There's something in that package that I don't understand, and I feel really stupid about this.
data RVarT m a
type RVar = RVarT Identity
class Distribution d t where rvar :: d t -> RVar t rvarT :: d t -> RVarT n t
Where does "n" come from?
There's no reason to feel stupid when faced with something unfamiliar. Even if you are familiar with monad transformers, this may not be a place you expect to find them, and 'n' in this case would usually be an 'm' in other places (it is the underlying monad being extended). Since I'm not sure at which level your unfamiliarity lies, I'll just give a from-scratch crash course. Feel free to ignore as much as is necessary, and please don't take this long-winded reply as any sort of condescension :).

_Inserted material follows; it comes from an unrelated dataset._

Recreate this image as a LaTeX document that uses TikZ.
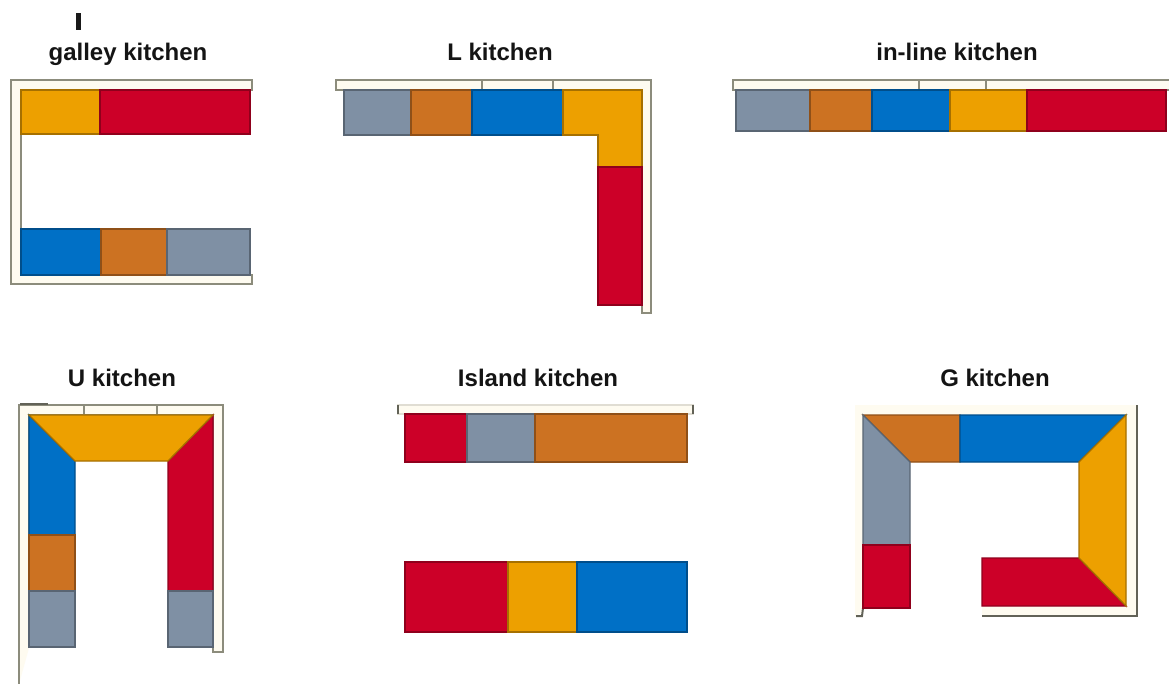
\documentclass[tikz,border=0pt]{standalone}
\usepackage{fontspec}
\setmainfont{Liberation Sans}
\definecolor{cabOrange}{HTML}{EDA000}
\definecolor{cabRed}{HTML}{CC0028}
\definecolor{cabBlue}{HTML}{0070C6}
\definecolor{cabBrown}{HTML}{CC7222}
\definecolor{cabGrey}{HTML}{7F90A4}
\definecolor{wallFill}{HTML}{FEFBF0}
\definecolor{wallLine}{HTML}{8C8C7C}
\tikzset{
  cab/.style={fill=#1, draw=#1!70!black, line width=1.3pt, line join=miter},
  wall/.style={fill=wallFill, draw=wallLine, line width=1.8pt, line join=miter},
  softwall/.style={fill=wallFill, draw=wallFill!88!black, line width=1.2pt},
  darkedge/.style={draw=wallLine!70!black, line width=2pt},
  tick/.style={draw=wallLine, line width=1.6pt},
  title/.style={font=\fontsize{24}{28}\selectfont\bfseries, text=black!92, anchor=base, inner sep=0pt},
}
\begin{document}
\begin{tikzpicture}[x=1pt,y=-1pt]
\useasboundingbox (0,0) rectangle (1169,684);
\fill[white] (0,0) rectangle (1169,684);

% titles
\node[title] (tGalley) at (128,61) {galley kitchen};
\node[title] (tL) at (500,61) {L kitchen};
\node[title] (tInline) at (957,61) {in-line kitchen};
\node[title] (tU) at (122,386) {U kitchen};
\node[title] (tIsland) at (538,386) {Island kitchen};
\node[title] (tG) at (995,386) {G kitchen};
\fill[black!90] (76,13) rectangle (81,30);

% galley
\draw[wall] (252,80) -- (11,80) -- (11,284) -- (252,284) -- (252,275) -- (21,275) -- (21,90) -- (252,90) -- cycle;
\draw[cab=cabOrange] (21,90) rectangle (100,134);
\draw[cab=cabRed] (100,90) rectangle (250,134);
\draw[cab=cabBlue] (21,229) rectangle (101,275);
\draw[cab=cabBrown] (101,229) rectangle (167,275);
\draw[cab=cabGrey] (167,229) rectangle (250,275);

% L
\draw[wall] (336,80) -- (651,80) -- (651,313) -- (642,313) -- (642,90) -- (336,90) -- cycle;
\draw[tick] (482,80) -- (482,90) (553,80) -- (553,90);
\draw[cab=cabGrey] (344,90) rectangle (411,135);
\draw[cab=cabBrown] (411,90) rectangle (472,135);
\draw[cab=cabBlue] (472,90) rectangle (563,135);
\draw[cab=cabOrange] (563,90) -- (642,90) -- (642,167) -- (598,167) -- (598,135) -- (563,135) -- cycle;
\draw[cab=cabRed] (598,167) rectangle (642,305);

% in-line
\draw[wall] (1169,80) -- (733,80) -- (733,90) -- (1169,90);
\draw[tick] (919,80) -- (919,90) (986,80) -- (986,90);
\draw[cab=cabGrey] (736,90) rectangle (810,131);
\draw[cab=cabBrown] (810,90) rectangle (872,131);
\draw[cab=cabBlue] (872,90) rectangle (950,131);
\draw[cab=cabOrange] (950,90) rectangle (1027,131);
\draw[cab=cabRed] (1027,90) rectangle (1166,131);

% U
\draw[wall] (19,684) -- (19,405) -- (223,405) -- (223,652) -- (213,652) -- (213,415) -- (29,415) -- (29,648);
\draw[tick] (84,405) -- (84,415) (157,405) -- (157,415);
\draw[darkedge] (20,404) -- (48,404);
\draw[cab=cabBlue] (29,415) -- (75,461) -- (75,535) -- (29,535) -- cycle;
\draw[cab=cabBrown] (29,535) rectangle (75,591);
\draw[cab=cabGrey] (29,591) rectangle (75,647);
\draw[cab=cabRed] (213,415) -- (168,461) -- (168,591) -- (213,591) -- cycle;
\draw[cab=cabGrey] (168,591) rectangle (213,647);
\draw[cab=cabOrange] (29,415) -- (213,415) -- (168,461) -- (75,461) -- cycle;

% island
\draw[softwall] (398,405) -- (693,405) -- (693,414) -- (398,414) -- cycle;
\draw[darkedge] (398,405) -- (398,414) (693,405) -- (693,414);
\draw[cab=cabRed] (405,414) rectangle (467,462);
\draw[cab=cabGrey] (467,414) rectangle (535,462);
\draw[cab=cabBrown] (535,414) rectangle (687,462);
\draw[cab=cabRed] (405,562) rectangle (508,632);
\draw[cab=cabOrange] (508,562) rectangle (577,632);
\draw[cab=cabBlue] (577,562) rectangle (687,632);

% G
\fill[wallFill] (855,405) -- (1137,405) -- (1137,616) -- (982,616) -- (982,607) -- (1126,607) -- (1126,415) -- (863,415) -- (863,612) -- (855,616) -- cycle;
\draw[darkedge] (1137,405) -- (1137,616) -- (982,616);
\draw[darkedge] (863,608) -- (862,616) -- (856,616);
\draw[cab=cabBrown] (863,415) -- (960,415) -- (960,462) -- (910,462) -- cycle;
\draw[cab=cabBlue] (960,415) -- (1126,415) -- (1079,462) -- (960,462) -- cycle;
\draw[cab=cabGrey] (863,415) -- (910,462) -- (910,545) -- (863,545) -- cycle;
\draw[cab=cabRed] (863,545) rectangle (910,608);
\draw[cab=cabRed] (982,558) -- (1079,558) -- (1126,606) -- (982,606) -- cycle;
\draw[cab=cabOrange] (1126,415) -- (1126,606) -- (1079,558) -- (1079,462) -- cycle;
\end{tikzpicture}
\end{document}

I'll refrain from introducing monads and monad transformers, as the internet is already full enough of those sorts of introductions. RVarT is a monad transformer that adds a source of "random" data to a preexisting monad, the latter being the role the 'n' serves in rvarT's type. RVar is just the "pure" version where the underlying monad (Identity) is sort of a type-level no-op. With that background in mind, the 2 methods of Distribution, rvar and rvarT, are exactly equivalent, just specialized so that the compiler can avoid unnecessary conversions in some cases. The types are even isomorphic, I believe, due to parametricity. Both methods take the distribution in question (the "d t") and make an "RVarT n t" that has that distribution (RVar is RVarT Identity, so n == Identity). The reason the type variable is 'n' instead of 'm' as is more traditional is related to the types of the function runRVarT and similar functions for sampling the RVars:
runRVarT :: (Lift n m, RandomSource m s) => RVarT n a -> s -> m a
This involves 2 monads, and 'n' was used for the second of them. For consistency, 'n' is often used as the name of the corresponding variable in type signatures using RVarT. In runRVarT's type, 'n' is the monad underlying the random variable and 'm' is the monad in which it is being sampled. They are allowed to differ so that random variables can be given more general types. If they had to be the same, the RVar would have to carry around the monad in which it would eventually be sampled (and would incidentally be granted access to all its capabilities via Control.Monad.Trans.lift, which would be undesirable). It would also restrict the monads in which the RVar could be sampled. With this scheme, one RVar/RVarT can be sampled in many monads if desired (and I have used this ability more than once in real code). Finally, some may still wonder why there is a monad transformer here at all - a plain RVar would already be sampleable in any monad that can feed it some random data. Originally that's what the library had, but a kind and perceptive contributor (Reiner Pope) rectified that. As a result, the same framework supports some really nifty tricks, most importantly the ability to define random processes reusing all the existing definitions of random variables.